Monday 30 January 2012

There’s nothing as disappointing as an uncooked muffin

I’ve not baked any bread since last Tuesday. This is starting to feel like a long time. Must be time for another bread then.

I was told about a new cooking series on TV called The Fabulous Baker Brothers. It’d completely passed me by until my friend mentioned it but I caught up with the episodes and decided to try one of their recipes; English muffins with spinach.

So far, unimpressed.

First thing, I got all my ingredients out ready. This included 30g butter and 2 teaspoons sugar (type not specified... helpful...), which went into a saucepan over a low heat for the butter to melt. I then measured out 300ml milk. The recipe specified using a teaspoon of dried yeast, which I replaced for 10g fresh yeast. I also had nutmeg and spinach handy, and weighed 450g strong white bread flour out into a bowl with a large pinch of sea salt.
So, butter melted, the instructions were to add the milk and then to add the yeast. Ok so far, but then the instruction was to add the spinach to allow it to wilt. Problem; spinach won’t wilt in tepid milk and I was a bit dubious about heating the milk past this stage as it already had the yeast in. So instead of wilted spinach, I had essentially salad-ready spinach that had been drenched in milk. This not-quite right mixture got a few shavings of nutmeg added to it and then the whole lot was poured into the dry ingredients. Now, the recipe specified to mix in a freestanding mixer on half speed for 10 minutes. Great... but what if you haven’t got a freestanding mixer? (And just ignore for the moment that I do own one) The suggestion was that the dough needed a lot of kneading, as normally 5 minutes in a mixer is sufficient for a bread dough. But no indication of what the dough should look like when the kneading is over. So I kneaded by hand for a bit past 15 minutes, which resulted in an incredibly elastic and almost gooey dough, before putting the dough aside to rise. And, again, the recipe fell down, succumbing to my pet peeve of not specifying what the dough was meant to look like at the end of this period and instead settling for a time scale of 30 minutes.

It got set aside for 30 minutes, with me grumbling a little. When I returned to it... well, it looked pretty much the same. I dusted my worktop with semolina and turned the dough out, then stretched it into a rectangle about an inch thick. The top got dusted with semolina too and the dough then got cut into rounds. They went into a hot, dry pan and were cooked until browned, flipped over half way through. Ominous sign; little to no spring off the bottom of the pan.
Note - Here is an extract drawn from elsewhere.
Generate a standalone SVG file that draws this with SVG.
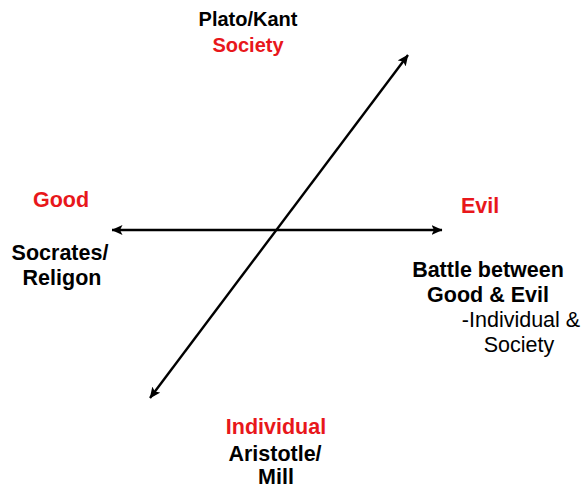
<svg xmlns="http://www.w3.org/2000/svg" width="582" height="490" viewBox="0 0 582 490">
<style>
text{font-family:"Liberation Sans",Arial,sans-serif;font-size:21.5px;text-anchor:middle}
.t{font-size:20px}
.b{font-weight:bold;fill:#000}
.r{font-weight:bold;fill:#e8171b}
.n{fill:#000}
.ax{stroke:#000;stroke-width:2.4;fill:none}
</style>
<defs>
<marker id="ah" viewBox="0 0 11 10" refX="10.5" refY="5" markerWidth="11" markerHeight="10" orient="auto-start-reverse" markerUnits="userSpaceOnUse">
<path d="M0,0 L11,5 L0,10 L2.5,5 Z" fill="#000"/>
</marker>
</defs>
<g id="connectors">
<line class="ax" x1="112" y1="230" x2="442" y2="230" marker-start="url(#ah)" marker-end="url(#ah)"/>
<line class="ax" x1="150" y1="398" x2="408" y2="55" marker-start="url(#ah)" marker-end="url(#ah)"/>
</g>
<g id="top">
<text class="b t" x="248" y="26">Plato/Kant</text>
<text class="r t" x="248" y="52">Society</text>
</g>
<g id="left">
<text class="r" x="61" y="207">Good</text>
<text class="b" x="60" y="260">Socrates/</text>
<text class="b" x="62" y="285">Religon</text>
</g>
<g id="right">
<text class="r" x="480" y="213">Evil</text>
<text class="b" x="488" y="277">Battle between</text>
<text class="b" x="488" y="302">Good &amp; Evil</text>
<text class="n" x="521" y="327">-Individual &amp;</text>
<text class="n" x="519" y="352">Society</text>
</g>
<g id="bottom">
<text class="r" x="276" y="434">Individual</text>
<text class="b" x="275" y="461">Aristotle/</text>
<text class="b" x="276" y="484">Mill</text>
</g>
</svg>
Out of the pan and a little cooling later, I hacked one open. It hadn’t looked promising at any stage of this bake and the results continued the theme. The dough had bubbled and there were air pockets, but the stuff around the air was still dough. The whole batch was completely inedible. It felt like a waste of ingredients, but the best place for them was the food waste bin.

Conclusion? I’m fairly sure I over-worked the dough. I remember thinking at one stage that it had got to a nice, coherent consistency where I would normally stop kneading, but the vagueness of the instructions made me think that it needed quite a lot more working than it did in reality. A warning to all recipe-writers out there; if there’s a hole in your recipe that can lead to disaster, I will find it.

Test? Try again soon, but this time with less kneading.